Individuals with Asperger’s can also experience intense emotional meltdowns over small situations to bigger ones. For example, if you tell an Aspie person that you are going to do something like go to the store, then that is the expectation. When that action promised does not happen then an emotional meltdown (crying, arguing, etc.) can ensue. Often times with the emotional response seeming to be potentially over the top. Not to mention that they may hold on to this “let down” for an extended period of time. Routines tend to help individuals with Asperger’s greatly due to the comfort of knowing what to expect. There is no “cure” for Asperger’s. Individuals simply have to find resources and methods to assist them with developing certain areas or skills. Keep in mind however, that Aspie individuals are highly intelligent persons they simply need more patience and understanding because they process things differently. I must note that I have met some of the most intelligent, witty, creative, and amazing individuals who just happen to have Asperger’s.
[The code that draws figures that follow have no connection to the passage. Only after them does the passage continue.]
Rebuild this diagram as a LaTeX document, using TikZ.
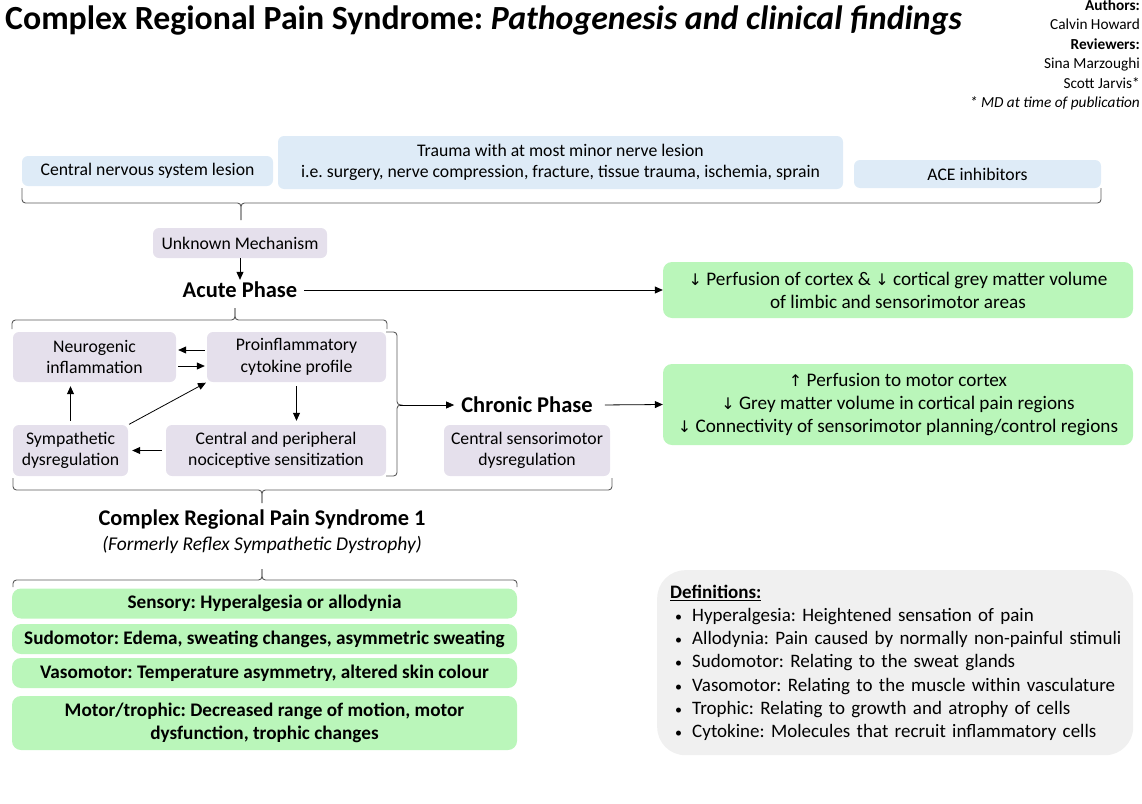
\documentclass[tikz,border=0pt]{standalone}
\usepackage{fontspec}
\setmainfont{Carlito}
\newfontfamily\arrowfont{DejaVu Sans}
\usetikzlibrary{arrows.meta}
\definecolor{cblue}{HTML}{DEEBF7}
\definecolor{cpurple}{HTML}{E5E0EC}
\definecolor{cgreen}{HTML}{BAF6BA}
\definecolor{cgray}{HTML}{F0F0F0}
\definecolor{cbrace}{HTML}{5A5A5A}
\newcommand\bodyfs{\fontsize{17.7}{21.5}\selectfont}
\newcommand\greenfs{\fontsize{19.2}{23}\selectfont}
\newcommand\arrdn{{\arrowfont\fontsize{16}{16}\selectfont\char"2193}}
\newcommand\arrup{{\arrowfont\fontsize{16}{16}\selectfont\char"2191}}
\newcommand\bul{\hspace*{11pt}\makebox[17pt][l]{\fontsize{14}{14}\selectfont•}}
\frenchspacing
\begin{document}
\frenchspacing
\begin{tikzpicture}[x=1pt,y=-1pt,
  box/.style={rounded corners=6pt, inner sep=0pt, align=center, font=\bodyfs},
  bluebox/.style={box, fill=cblue},
  purplebox/.style={box, fill=cpurple},
  greenbox/.style={box, fill=cgreen, rounded corners=9pt, font=\greenfs},
  boldgreen/.style={greenbox, font=\greenfs\bfseries},
  phase/.style={font=\fontsize{22.5}{26}\selectfont\bfseries, inner xsep=7pt, inner ysep=2pt},
  arr/.style={-{Triangle[length=8pt,width=7pt]}, line width=0.8pt, black},
  bracedraw/.style={draw=cbrace, line width=0.9pt, rounded corners=3.5pt},
]
\path[use as bounding box] (0,0) rectangle (1142,803);

% title and authors
\node[anchor=west, inner sep=0pt, font=\fontsize{33.8}{40}\selectfont\bfseries] (title) at (5,20)
  {Complex Regional Pain Syndrome: \textit{Pathogenesis and clinical findings}};
\node[anchor=north east, align=right, inner sep=0pt, font=\fontsize{15.3}{19.5}\selectfont] (authors) at (1140,-0.5)
  {\textbf{Authors:}\\Calvin Howard\\\textbf{Reviewers:}\\Sina Marzoughi\\Scott Jarvis*\\\textit{* MD at time of publication}};

% causes
\node[bluebox, minimum width=251pt, minimum height=30pt] (cns) at (147.5,171) {Central nervous system lesion};
\node[bluebox, minimum width=565pt, minimum height=53pt] (trauma) at (560.5,162.5)
  {Trauma with at most minor nerve lesion\\i.e. surgery, nerve compression, fracture, tissue trauma, ischemia, sprain};
\node[bluebox, minimum width=247pt, minimum height=28pt] (ace) at (977.5,174) {ACE inhibitors};

% top brace (tip down)
\coordinate (b1tip) at (241,220);
\draw[bracedraw] (22,188) |- (241,203) -- (b1tip);
\draw[bracedraw] (1101,188) |- (241,203) -- (b1tip);

\node[purplebox, minimum width=174pt, minimum height=30pt] (unknown) at (240,243) {Unknown Mechanism};
\node[phase] (acute) at (240,290) {Acute Phase};
\draw[arr] (unknown.south) -- (acute.north);

\node[greenbox, minimum width=470pt, minimum height=56pt] (g1) at (898,290)
  {\arrdn\ Perfusion of cortex \& \arrdn\ cortical grey matter volume\\of limbic and sensorimotor areas};
\draw[arr] (acute.east) -- (g1.west);

% acute brace (tip up)
\coordinate (b2tip) at (235,308);
\draw[bracedraw] (12,329) |- (235,320) -- (b2tip);
\draw[bracedraw] (387,329) |- (235,320) -- (b2tip);

% acute cycle
\node[purplebox, minimum width=163pt, minimum height=50pt] (neuro) at (94.5,357) {Neurogenic\\inflammation};
\node[purplebox, minimum width=179pt, minimum height=50pt] (proin) at (296.5,357) {Proinflammatory\\cytokine profile};
\node[purplebox, minimum width=115pt, minimum height=51pt] (symp) at (70.5,450.5) {Sympathetic\\dysregulation};
\node[purplebox, minimum width=220pt, minimum height=51pt] (cps) at (276,450.5) {Central and peripheral\\nociceptive sensitization};

\draw[arr, shorten <=2pt, shorten >=2pt] ([yshift=7pt]proin.west) -- ([yshift=7pt]neuro.east);
\draw[arr, shorten <=2pt, shorten >=2pt] ([yshift=-9pt]neuro.east) -- ([yshift=-9pt]proin.west);
\draw[arr, shorten <=4pt, shorten >=4pt] (proin.south) -- (proin.south |- cps.north);
\draw[arr, shorten <=4pt, shorten >=4pt] (cps.west) -- (symp.east);
\draw[arr, shorten <=4pt, shorten >=4pt] (symp.north) -- (symp.north |- neuro.south);
\draw[arr, shorten <=1pt, shorten >=1pt] (symp.north east) -- (proin.south west);

% right brace (tip right)
\coordinate (rtip) at (400,405);
\draw[bracedraw] (386,332) -| (397,405) -- (rtip);
\draw[bracedraw] (386,476) -| (397,405) -- (rtip);

\node[phase] (chronic) at (527,405) {Chronic Phase};
\draw[arr] (rtip) -- (chronic.west);
\node[purplebox, minimum width=166pt, minimum height=51pt] (csd) at (527,450.5) {Central sensorimotor\\dysregulation};

\node[greenbox, minimum width=470pt, minimum height=81pt] (g2) at (898,404.5)
  {\arrup\ Perfusion to motor cortex\\\arrdn\ Grey matter volume in cortical pain regions\\\arrdn\ Connectivity of sensorimotor planning/control regions};
\draw[arr, shorten <=5pt] (chronic.east) -- (g2.west);

% CRPS brace (tip down)
\coordinate (b3tip) at (262,503);
\draw[bracedraw] (13,478) |- (262,490) -- (b3tip);
\draw[bracedraw] (612,478) |- (262,490) -- (b3tip);

\node[inner sep=0pt, font=\fontsize{22.4}{26}\selectfont\bfseries] (crps) at (262,520) {Complex Regional Pain Syndrome 1};
\node[inner sep=0pt, font=\fontsize{19.5}{23}\selectfont\itshape] (formerly) at (262,545) {(Formerly Reflex Sympathetic Dystrophy)};

% findings brace (tip up)
\coordinate (b4tip) at (262,569);
\draw[bracedraw] (13,587) |- (262,580) -- (b4tip);
\draw[bracedraw] (517,587) |- (262,580) -- (b4tip);

\node[boldgreen, minimum width=505pt, minimum height=30pt] (sensory) at (264.5,603.5) {Sensory: Hyperalgesia or allodynia};
\node[boldgreen, minimum width=505pt, minimum height=30pt] (sudo) at (264.5,639) {Sudomotor: Edema, sweating changes, asymmetric sweating};
\node[boldgreen, minimum width=505pt, minimum height=30pt] (vaso) at (264.5,673) {Vasomotor: Temperature asymmetry, altered skin colour};
\node[boldgreen, minimum width=505pt, minimum height=54pt] (motor) at (264.5,723) {Motor/trophic: Decreased range of motion, motor\\dysfunction, trophic changes};

% definitions
\node[fill=cgray, rounded corners=28pt, anchor=north west, minimum width=476pt, minimum height=185pt,
      text width=462pt, inner xsep=7pt, inner ysep=0pt, align=left, font=\fontsize{19}{23.2}\selectfont] (defs) at (657,570)
  {\hspace*{6pt}\textbf{\underline{Definitions:}}\\
   \bul Hyperalgesia: Heightened sensation of pain\\
   \bul Allodynia: Pain caused by normally non-painful stimuli\\
   \bul Sudomotor: Relating to the sweat glands\\
   \bul Vasomotor: Relating to the muscle within vasculature\\
   \bul Trophic: Relating to growth and atrophy of cells\\
   \bul Cytokine: Molecules that recruit inflammatory cells};
\end{tikzpicture}
\end{document}
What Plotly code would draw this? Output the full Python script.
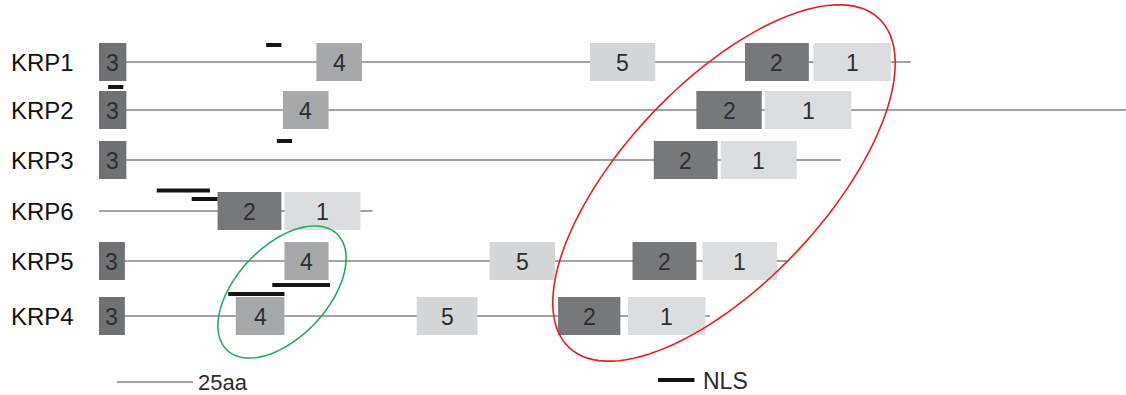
import numpy as np
import plotly.graph_objects as go

# ---- data (positions in amino acids) ----
proteins = ["KRP1", "KRP2", "KRP3", "KRP6", "KRP5", "KRP4"]
protein_length = [267, 340, 244, 90, 226.5, 201]

domain_ids = [
    [3, 4, 5, 2, 1],
    [3, 4, 2, 1],
    [3, 2, 1],
    [2, 1],
    [3, 4, 5, 2, 1],
    [3, 4, 5, 2, 1],
]
domain_start = [
    [0, 71.5, 161.5, 212.5, 235],
    [0, 60.5, 196.5, 219],
    [0, 182.5, 204.5],
    [39, 61],
    [0, 61, 128.5, 175.5, 198.5],
    [0, 45, 104.5, 151, 174],
]
domain_end = [
    [9, 86.5, 183, 233.5, 260.5],
    [9, 75.5, 218, 247.5],
    [9, 203.5, 229.5],
    [60, 86],
    [8.5, 75.5, 150, 196.5, 223],
    [8.5, 61, 124.5, 171.5, 199.5],
]

nls_protein = ["KRP1", "KRP2", "KRP3", "KRP6", "KRP6", "KRP5", "KRP4"]
nls_start = [55, 3, 58.5, 19, 30.5, 57, 42.5]
nls_end = [60, 8, 63.5, 36.5, 39, 76, 61]

scale_bar_aa = 25

# ---- layout helpers ----
W, H = 1126, 395
X0_PX = 99          # pixel where residue 0 sits
PX_PER_AA = 3.04
row_y = [62, 110, 160, 211, 261, 316]
box_half = 19
nls_dy = [-17, -23, -19, -20.5, -12, 24, -22]

domain_color = {1: "#dcdddf", 2: "#77787a", 3: "#707173", 4: "#a7a8aa", 5: "#d5d6d8"}
line_color = "#a3a3a5"
nls_color = "#141414"
font = "Liberation Sans, Arial, sans-serif"


def px_to_aa(px):
    return (px - X0_PX) / PX_PER_AA


fig = go.Figure()
shapes = []
annotations = []

# backbone lines
for i, name in enumerate(proteins):
    shapes.append(dict(type="line", xref="x", yref="y", x0=0, x1=protein_length[i],
                       y0=row_y[i], y1=row_y[i], line=dict(color=line_color, width=2.2),
                       layer="below"))

# domain boxes with numbers
for i, name in enumerate(proteins):
    for d, s, e in zip(domain_ids[i], domain_start[i], domain_end[i]):
        shapes.append(dict(type="rect", xref="x", yref="y", x0=s, x1=e,
                           y0=row_y[i] - box_half, y1=row_y[i] + box_half,
                           fillcolor=domain_color[d], line=dict(width=0), layer="below"))
        annotations.append(dict(x=(s + e) / 2, y=row_y[i] + 1, xref="x", yref="y",
                                text=str(d), showarrow=False,
                                font=dict(family=font, size=23, color="#2e2e30")))
    annotations.append(dict(x=9 / W, y=row_y[i], xref="paper", yref="y",
                            text=name, showarrow=False, xanchor="left",
                            font=dict(family=font, size=24, color="#111111")))

# NLS motifs
for k, name in enumerate(nls_protein):
    yy = row_y[proteins.index(name)] + nls_dy[k]
    shapes.append(dict(type="rect", xref="x", yref="y", x0=nls_start[k], x1=nls_end[k],
                       y0=yy - 2, y1=yy + 2, fillcolor=nls_color, line=dict(width=0)))

# scale bar and NLS key
sb0 = px_to_aa(117)
shapes.append(dict(type="line", xref="x", yref="y", x0=sb0, x1=sb0 + scale_bar_aa,
                   y0=382, y1=382, line=dict(color=line_color, width=2)))
annotations.append(dict(x=sb0 + scale_bar_aa + 1, y=382, xref="x", yref="y",
                        text=f"{scale_bar_aa}aa", showarrow=False, xanchor="left",
                        font=dict(family=font, size=22, color="#2b2b2d")))
k0 = px_to_aa(658)
shapes.append(dict(type="rect", xref="x", yref="y", x0=k0, x1=k0 + 12,
                   y0=378, y1=382, fillcolor=nls_color, line=dict(width=0)))
annotations.append(dict(x=k0 + 14, y=381, xref="x", yref="y",
                        text="NLS", showarrow=False, xanchor="left",
                        font=dict(family=font, size=23, color="#2b2b2d")))


# highlight ellipses (built in pixel space, mapped to axis units)
def ellipse_path(cx, cy, a, b, theta_deg, n=120):
    t = np.linspace(0, 2 * np.pi, n, endpoint=False)
    th = np.deg2rad(theta_deg)
    xs = cx + a * np.cos(th) * np.cos(t) - b * np.sin(th) * np.sin(t)
    ys = cy + a * np.sin(th) * np.cos(t) + b * np.cos(th) * np.sin(t)
    pts = [f"{px_to_aa(x):.3f},{y:.3f}" for x, y in zip(xs, ys)]
    return "M " + " L ".join(pts) + " Z"


shapes.append(dict(type="path", xref="x", yref="y",
                   path=ellipse_path(724, 183, 226, 100, -46.7),
                   line=dict(color="#ee1d1d", width=1.6)))
shapes.append(dict(type="path", xref="x", yref="y",
                   path=ellipse_path(282, 292, 80, 45.5, -46.7),
                   line=dict(color="#25ad5a", width=1.6)))

fig.update_layout(
    width=W, height=H,
    margin=dict(l=0, r=0, t=0, b=0),
    paper_bgcolor="white", plot_bgcolor="white",
    shapes=shapes, annotations=annotations,
    showlegend=False,
    xaxis=dict(range=[px_to_aa(0), px_to_aa(W)], visible=False, fixedrange=True),
    yaxis=dict(range=[H, 0], visible=False, fixedrange=True),
)

fig.write_html("out.html")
I will not say that dealing with Asperger’s is always easy for everyone involved, but there is a beautiful blessing within its complexities as well.
Diets that are high is processed foods do not help some of the issues that are found with individuals with Asperger’s. I found that many of the issues that I personally experienced with my children have changed due to their diet. I put my family on a vegan diet, limited processed foods, and we have not looked back since the transition. Once the changes were made, some of the intensity of certain things subsided a great deal.
I want you to keep in mind as you read these articles what their purpose is. The articles are not intended to assist you in ascertaining a diagnosis, nor are they meant to provide you with an in depth perspective of each illness. They are intended to provide you with a degree in information on the illness and its symptoms. If you have questions or need to be evaluated, please see your healthcare professional.